After the months and months of punditry, predictions, and fevered speculation, the 2014 midterm elections are finally upon us. They're by any reckoning going to have a major impact on the final two years of President Obama's term, and beyond — the Republicans have a good chance of seizing the Senate tonight, unless Democratic voters turn out in a big, big way. But sometimes, in some places, just turning out isn't enough: Midterm election voting problems have arisen in multiple states, according to reports, which is always a foreboding sign.
Basically, throughout America's electoral history, there's a long and grim history of people having to wait an astonishing amount of time to vote. Some people, obviously, may opt for absentee ballots through the mail, but if you want to exercise your constitutional right by going someplace and pushing a button, things running smoothly is of the utmost importance. And sadly, some places each new election inevitably don't have it together.
So far, Tuesday's election day has been no exception. Across Connecticut, Maine, Alabama, and Tennessee, voters are being faced with obstacles to casting their ballots, both overt and subtle. It's the sort of thing President Obama was talking about after he won the 2012 election — "we need to fix that," he said.

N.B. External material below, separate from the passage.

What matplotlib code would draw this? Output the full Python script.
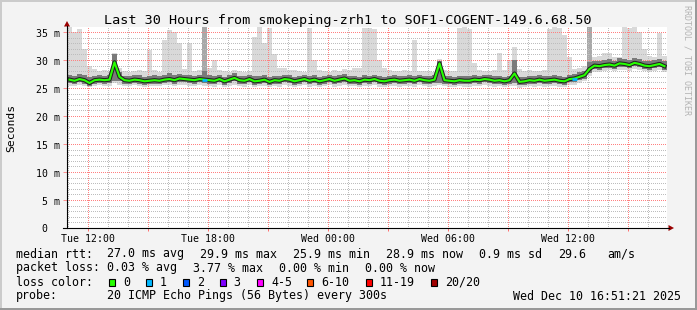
import numpy as np
import matplotlib
matplotlib.use("Agg")
import matplotlib.pyplot as plt
from matplotlib.patches import Rectangle, Polygon
from matplotlib.ticker import MultipleLocator, FuncFormatter
from matplotlib.transforms import offset_copy

# ---------------- data ----------------
title = "Last 30 Hours from smokeping-zrh1 to SOF1-COGENT-149.6.68.50"
y_label = "Seconds"
t_start = 10.95        # hours after Tue 00:00 at the left edge of the graph
t_step = 0.25          # one column = 15 minutes
span_hours = 30

median_ms = [
    26.5, 26.3, 26.6, 26.4, 25.9, 26.4, 26.5, 26.4, 26.5, 29.6, 27.0, 26.4,
    26.3, 26.5, 26.4, 26.2, 26.3, 26.4, 26.3, 26.5, 26.6, 26.4, 26.7, 26.6,
    26.5, 26.4, 26.6, 26.5, 26.4, 26.3, 26.6, 26.2, 26.5, 26.8, 26.4, 26.3,
    26.6, 26.2, 26.3, 26.5, 26.1, 26.4, 26.3, 26.6, 26.5, 26.2, 26.4, 26.6,
    26.3, 26.5, 26.2, 26.4, 26.6, 26.3, 26.5, 26.7, 26.3, 26.4, 26.2, 26.5,
    26.4, 26.6, 26.3, 26.2, 26.4, 26.5, 26.3, 26.4, 26.5, 26.3, 26.6, 26.4,
    26.3, 26.5, 29.4, 26.4, 26.3, 26.2, 26.4, 26.3, 26.3, 26.5, 26.4, 26.6,
    26.5, 26.3, 26.4, 26.2, 26.4, 27.6, 26.1, 26.2, 26.4, 26.3, 26.5, 26.3,
    26.4, 26.5, 26.3, 26.2, 26.6, 26.7, 27.0, 27.3, 28.4, 29.0, 28.9, 29.1,
    29.2, 29.0, 29.4, 29.3, 29.1, 29.5, 29.3, 29.0, 28.9, 29.1, 29.3, 28.9,
]
smoke_min = [
    25.4, 25.3, 25.5, 25.4, 25.2, 25.4, 25.5, 25.3, 25.4, 25.9, 25.6, 25.4,
    25.3, 25.5, 25.4, 25.2, 25.3, 25.4, 25.3, 25.5, 25.5, 25.4, 25.6, 25.5,
    25.4, 25.3, 25.5, 25.4, 25.3, 25.2, 25.5, 25.2, 25.4, 25.6, 25.3, 25.2,
    25.5, 25.2, 25.3, 25.4, 25.1, 25.3, 25.2, 25.5, 25.4, 25.2, 25.3, 25.5,
    25.2, 25.4, 25.2, 25.3, 25.5, 25.2, 25.4, 25.6, 25.3, 25.3, 25.2, 25.4,
    25.3, 25.5, 25.2, 25.1, 25.3, 25.4, 25.2, 25.3, 25.4, 25.2, 25.5, 25.3,
    25.2, 25.4, 25.5, 25.3, 25.2, 25.1, 25.3, 25.2, 25.2, 25.4, 25.3, 25.5,
    25.4, 25.2, 25.3, 25.1, 25.3, 25.4, 25.0, 25.1, 25.3, 25.2, 25.4, 25.2,
    25.3, 25.4, 25.2, 25.1, 25.5, 25.6, 25.9, 26.2, 27.2, 27.9, 27.9, 28.1,
    28.2, 28.0, 28.3, 28.2, 28.1, 28.4, 28.2, 28.0, 27.9, 28.1, 28.2, 27.9,
]
smoke_lo = [
    25.9, 25.7, 26.0, 25.8, 25.4, 25.8, 25.9, 25.8, 25.9, 26.2, 26.2, 25.8,
    25.7, 25.9, 25.8, 25.6, 25.7, 25.8, 25.7, 25.9, 26.0, 25.8, 26.1, 26.0,
    25.9, 25.8, 26.0, 25.9, 25.8, 25.7, 26.0, 25.6, 25.9, 26.2, 25.8, 25.7,
    26.0, 25.6, 25.7, 25.9, 25.5, 25.8, 25.7, 26.0, 25.9, 25.6, 25.8, 26.0,
    25.7, 25.9, 25.6, 25.8, 26.0, 25.7, 25.9, 26.1, 25.7, 25.8, 25.6, 25.9,
    25.8, 26.0, 25.7, 25.6, 25.8, 25.9, 25.7, 25.8, 25.9, 25.7, 26.0, 25.8,
    25.7, 25.9, 25.9, 25.8, 25.7, 25.6, 25.8, 25.7, 25.7, 25.9, 25.8, 26.0,
    25.9, 25.7, 25.8, 25.6, 25.8, 25.9, 25.5, 25.6, 25.8, 25.7, 25.9, 25.7,
    25.8, 25.9, 25.7, 25.6, 26.0, 26.1, 26.4, 26.7, 27.7, 28.4, 28.3, 28.5,
    28.6, 28.4, 28.8, 28.7, 28.5, 28.9, 28.7, 28.4, 28.3, 28.5, 28.7, 28.3,
]
smoke_hi = [
    27.3, 27.2, 27.5, 27.3, 26.9, 27.2, 27.3, 27.2, 27.4, 31.0, 27.8, 27.2,
    27.1, 27.3, 27.3, 27.0, 27.2, 27.3, 27.1, 27.4, 27.6, 27.3, 27.5, 27.4,
    27.3, 27.2, 27.4, 28.0, 27.3, 27.2, 27.4, 27.0, 27.3, 27.6, 27.2, 27.1,
    27.4, 27.1, 27.2, 27.3, 27.0, 27.2, 27.1, 27.4, 27.3, 27.0, 27.2, 27.4,
    27.1, 27.3, 27.0, 27.2, 27.4, 27.1, 27.3, 27.5, 27.1, 27.2, 27.0, 27.3,
    27.2, 27.4, 27.1, 27.0, 27.2, 27.3, 27.1, 27.2, 27.3, 27.1, 27.4, 27.2,
    27.1, 27.3, 29.9, 27.2, 27.1, 27.0, 27.2, 27.1, 27.1, 27.3, 27.2, 27.4,
    27.3, 27.1, 27.2, 27.0, 27.2, 30.0, 27.0, 27.0, 27.2, 27.1, 27.3, 27.1,
    27.2, 27.3, 27.1, 27.0, 27.4, 27.5, 27.8, 28.1, 29.6, 29.9, 29.8, 30.0,
    30.1, 29.9, 30.3, 30.2, 30.0, 30.4, 30.2, 29.9, 29.8, 30.0, 30.2, 29.8,
]
smoke_max = [
    35.9, 35.0, 35.6, 32.0, 29.0, 28.4, 28.0, 28.2, 28.0, 31.3, 28.6, 28.0,
    27.9, 28.1, 28.3, 28.0, 31.8, 28.2, 27.9, 33.5, 35.4, 35.0, 33.0, 28.4,
    33.0, 28.1, 28.3, 28.8, 28.6, 30.0, 28.3, 28.0, 27.9, 28.2, 28.0, 27.8,
    28.1, 34.1, 35.9, 33.0, 35.8, 31.0, 28.5, 28.5, 28.3, 28.2, 28.0, 27.9,
    35.7, 30.0, 28.2, 28.0, 27.9, 28.3, 28.0, 28.4, 28.2, 28.5, 28.6, 35.7,
    35.8, 35.6, 30.0, 28.6, 28.3, 28.1, 28.0, 28.2, 28.0, 33.6, 28.1, 28.0,
    28.0, 27.9, 30.2, 28.3, 28.0, 28.1, 35.8, 35.9, 35.6, 29.5, 28.2, 28.0,
    28.1, 28.3, 31.2, 28.2, 30.0, 32.3, 28.4, 28.0, 28.2, 28.0, 28.1, 28.3,
    35.6, 35.9, 35.8, 34.5, 30.6, 28.4, 28.6, 29.0, 30.8, 30.5, 30.8, 31.2,
    31.2, 30.6, 30.5, 35.9, 35.8, 35.9, 35.0, 32.0, 30.8, 30.6, 34.8, 30.8,
]

# columns where most pings were slow (darker smoke up to the top)
burst_bins = [27, 104]
burst_top = [36.0, 36.0]

# columns with packet loss (index into loss colour table)
loss_bins = [27, 101]
loss_level = [1, 1]

ytick_vals = [0, 5, 10, 15, 20, 25, 30, 35]
ytick_labels = [" 0", " 5 m", "10 m", "15 m", "20 m", "25 m", "30 m", "35 m"]
xtick_hours = [12, 18, 24, 30, 36]
xtick_labels = ["Tue 12:00", "Tue 18:00", "Wed 00:00", "Wed 06:00", "Wed 12:00"]

rtt_head = "median rtt:"
rtt_items = ["27.0 ms avg", "29.9 ms max", "25.9 ms min", "28.9 ms now",
             "0.9 ms sd", "29.6", "am/s"]
loss_head = "packet loss:"
loss_items = ["0.03 % avg", "3.77 % max", "0.00 % min", "0.00 % now"]
lc_head = "loss color:"
lc_labels = ["0", "1", "2", "3", "4-5", "6-10", "11-19", "20/20"]
lc_colors = ["#26ff00", "#00b8ff", "#0059ff", "#7e00ff", "#ff00ff",
             "#ff5500", "#ff0000", "#a10000"]
probe_head = "probe:"
probe_text = "20 ICMP Echo Pings (56 Bytes) every 300s"
stamp_text = "Wed Dec 10 16:51:21 2025"
credit = "RRDTOOL / TOBI OETIKER"

# ---------------- layout (pixels) ----------------
W, H, DPI = 697, 310, 100
L, R, T, B = 67, 667, 27, 228
mono = "DejaVu Sans Mono"
plt.rcParams["font.family"] = [mono]

fig = plt.figure(figsize=(W / DPI, H / DPI), dpi=DPI)
fig.patch.set_facecolor("#f3f3f3")

ax = fig.add_axes([L / W, 1 - B / H, (R - L) / W, (B - T) / H])
ax.set_facecolor("white")
ax.set_xlim(t_start, t_start + span_hours)
ax.set_ylim(0, 35.9)
for s in ax.spines.values():
    s.set_visible(False)

n = len(median_ms)
edges = t_start + t_step * np.arange(n + 1)
centers = edges[:-1] + t_step / 2

def stepvals(a):
    a = np.asarray(a, dtype=float)
    return np.append(a, a[-1])

ax.fill_between(edges, stepvals(smoke_min), stepvals(smoke_max), step="post",
                color="#d9d9d9", linewidth=0, zorder=1)
hi = np.asarray(smoke_hi)
ax.bar(edges[burst_bins], np.asarray(burst_top) - hi[burst_bins], bottom=hi[burst_bins],
       width=t_step, align="edge", color="#a9a9a9", linewidth=0, zorder=1.1)
ax.fill_between(edges, stepvals(smoke_lo), stepvals(smoke_hi), step="post",
                color="#7a7a7a", linewidth=0, zorder=4)

ax.plot(centers, median_ms, color="#222222", lw=3.0, zorder=5.5)
ax.plot(centers, median_ms, color="#26ff00", lw=1.5, zorder=6)
med = np.asarray(median_ms)
for b, lv in zip(loss_bins, loss_level):
    ax.plot([edges[b], edges[b + 1]], [med[b], med[b]], color=lc_colors[lv],
            lw=2.0, zorder=7, solid_capstyle="butt")

# dotted grid (offset keeps 1px dots aligned to the pixel grid)
ax.xaxis.set_major_locator(MultipleLocator(3))
ax.xaxis.set_minor_locator(MultipleLocator(1))
ax.yaxis.set_major_locator(MultipleLocator(5))
ax.yaxis.set_minor_locator(MultipleLocator(1))
ax.set_axisbelow(False)
ax.grid(which="minor", color="#bdbdbd", lw=0.72, ls=(0.5, (1, 1)), zorder=3)
ax.grid(which="major", color="#ff8080", lw=0.72, ls=(0.5, (1, 1)), zorder=3.5)

lab_map = dict(zip(xtick_hours, xtick_labels))
ax.xaxis.set_major_formatter(FuncFormatter(
    lambda v, p: lab_map.get(int(round(v)), "")))
ax.tick_params(axis="x", which="major", length=2, width=0.72, color="#ff7070",
               direction="out", pad=2.0, labelsize=7.1, labelcolor="black")
ax.tick_params(axis="x", which="minor", length=0)
ax.tick_params(axis="y", which="major", length=3, width=0.72, color="#ff9090",
               direction="out", labelleft=False)
ax.tick_params(axis="y", which="minor", length=0)

ytr = offset_copy(ax.get_yaxis_transform(), fig=fig, x=0, y=-4.5, units="dots")
for v, lab in zip(ytick_vals, ytick_labels):
    ax.text(-31 / (R - L), v, lab, transform=ytr, ha="left", va="baseline",
            fontsize=7.1, family=mono, clip_on=False)

# ---------------- overlay in pixel coordinates ----------------
ov = fig.add_axes([0, 0, 1, 1])
ov.set_xlim(0, W)
ov.set_ylim(H, 0)
ov.axis("off")
ov.patch.set_alpha(0)

ov.add_patch(Rectangle((0, 0), W, 2, color="#cbcbcb", lw=0))
ov.add_patch(Rectangle((0, 0), 2, H, color="#cbcbcb", lw=0))
ov.add_patch(Rectangle((0, H - 2), W, 2, color="#999999", lw=0))
ov.add_patch(Rectangle((W - 2, 0), 2, H, color="#999999", lw=0))

ov.plot([L, L], [B, 26], color="black", lw=0.8)
ov.plot([63, 669], [B, B], color="black", lw=0.8)
ov.add_patch(Polygon([[64, 26.5], [70, 26.5], [67, 21]], closed=True,
                     color="#9a0000", lw=0))
ov.add_patch(Polygon([[668.5, 225], [668.5, 231], [674, 228]], closed=True,
                     color="#9a0000", lw=0))

ov.text(347.5, 24, title, ha="center", va="baseline", fontsize=9.7, family=mono)
ov.text(11, 127.5, y_label, rotation=90, ha="center", va="center",
        fontsize=8.2, family=mono)
ov.text(687, 5, credit, rotation=270, ha="center", va="top", fontsize=6,
        family=mono, color="#b3b3b3")

fs = 8.4
rtt_x = [107, 200, 293, 386, 479, 558, 607]
ov.text(16, 257.5, rtt_head, fontsize=fs, family=mono, va="baseline")
for x, s in zip(rtt_x, rtt_items):
    ov.text(x, 257.5, s, fontsize=fs, family=mono, va="baseline")

loss_x = [107, 193, 279, 365]
ov.text(16, 271.5, loss_head, fontsize=fs, family=mono, va="baseline")
for x, s in zip(loss_x, loss_items):
    ov.text(x, 271.5, s, fontsize=fs, family=mono, va="baseline")

box_x = [109, 146, 183, 219.5, 257, 307, 365.5, 431]
ov.text(16, 285.5, lc_head, fontsize=fs, family=mono, va="baseline")
for x, lab, c in zip(box_x, lc_labels, lc_colors):
    ov.add_patch(Rectangle((x, 279.3), 6.2, 6.2, facecolor=c, edgecolor="black", lw=0.8))
    ov.text(x + 14, 285.5, lab, fontsize=fs, family=mono, va="baseline")

ov.text(16, 299.5, probe_head, fontsize=fs, family=mono, va="baseline")
ov.text(107, 299.5, probe_text, fontsize=fs, family=mono, va="baseline")
ov.text(513, 299.5, stamp_text, fontsize=fs, family=mono, va="baseline")

fig.savefig("out.png", dpi=DPI, facecolor=fig.get_facecolor())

The most major irregularities being reported are undoubtedly those in Hartford, Connecticut's capital city, where voters at four different sites were reportedly stymied by a variety of reasons, lack of monitors and on-time voter rolls among them. The situation is bad enough that President Obama personally called on the voters to persevere, calling into Hartford's NPR station with words of encouragement.

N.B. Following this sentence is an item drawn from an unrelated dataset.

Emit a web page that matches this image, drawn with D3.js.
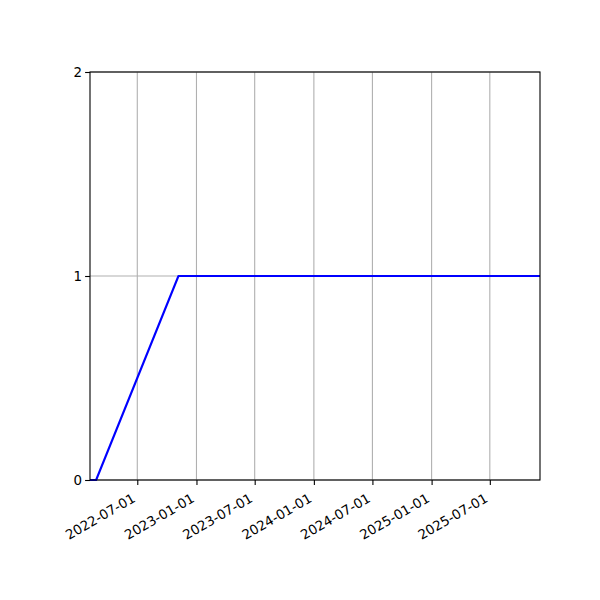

If people were planning to vote before going to work, and they weren't able to do it, that's frustrating. I want to encourage everyone who is listening not to be deterred by what was obviously an inconvenience. ... Don't be discouraged, Hartford, if you had some problems this morning. Please go vote. Do not give away your power. Do not buy into the notion that it doesn't make a difference. It really does.
Connecticut Governor Dan Malloy, an incumbent Democrat running for reelection, has filed a request with the Hartford Superior Court to have voting hours extended, in consideration of the delays.
Long voting delays have also been reported in Maine, exacerbated by the state's high levels of turnout, and an unexpected morning snowstorm that knocked out power for thousands, and forced last-minute relocations for a number of polling places. Rest assured, as tumultuous as voting can be at its best, packing up shop and moving your polling place on the morning of election day is a headache nobody deserves, and hopefully it doesn't dissuade or discourage any voters.
Alabama's electoral process has been embroiled in a very familiar controversy lately — the Republican-led charge for new voter ID laws, which Democrats and voting rights activists alike have condemned as an effort to tamp down turnout among historically left-leaning voting blocs, lower-income voters, the elderly, and African-Americans in particular.
Setting aside the constitutionality of this idea entirely, it seems fair to assume that any truly good-faith effort to require voter ID ought to make obtaining the necessary identification entirely free, and with the new rules clearly and simply laid out well in advance of election day. Troublingly, however, some Alabama voters learned pretty late in the game that their IDs weren't good enough, by decision of the state's Attorney General — the state abruptly revealed that public housing IDs would not be accepted, leaving the people who were counting on those IDs with effectively no time to compensate.
This one's actually a concern in any voter ID state, not just Tennessee, but the reporting from WREG Memphis' Jessica Certler tells the tale — having to show a driver's license can be a problem for trans voters, a disincentive for something we ought to be encouraging. As Ellyahnna Hall described, the photo and gender listed on her ID don't match what people see when they look at her, essentially functioning as a sort of public outing.
Every election I vote because I feel it is very important. I am concerned with the new voting law that there could be an issue when I go into vote. The ID is sort of a giveaway. An outing in a sense. It can lead people to identify you and discriminate against you.
Basically, this is the example of a subtle, ostensibly unintended consequence of voter ID — because many U.S. states have regressive, out-of-date and onerous rules about getting your gender changed on your driver's license, forcing a photo ID for voters may make trans voters less willing to take part. And although everyone absolutely should make the effort to vote, it's kind of understandable. Who wants to potentially be judged for their gender identity by some guy at a polling station?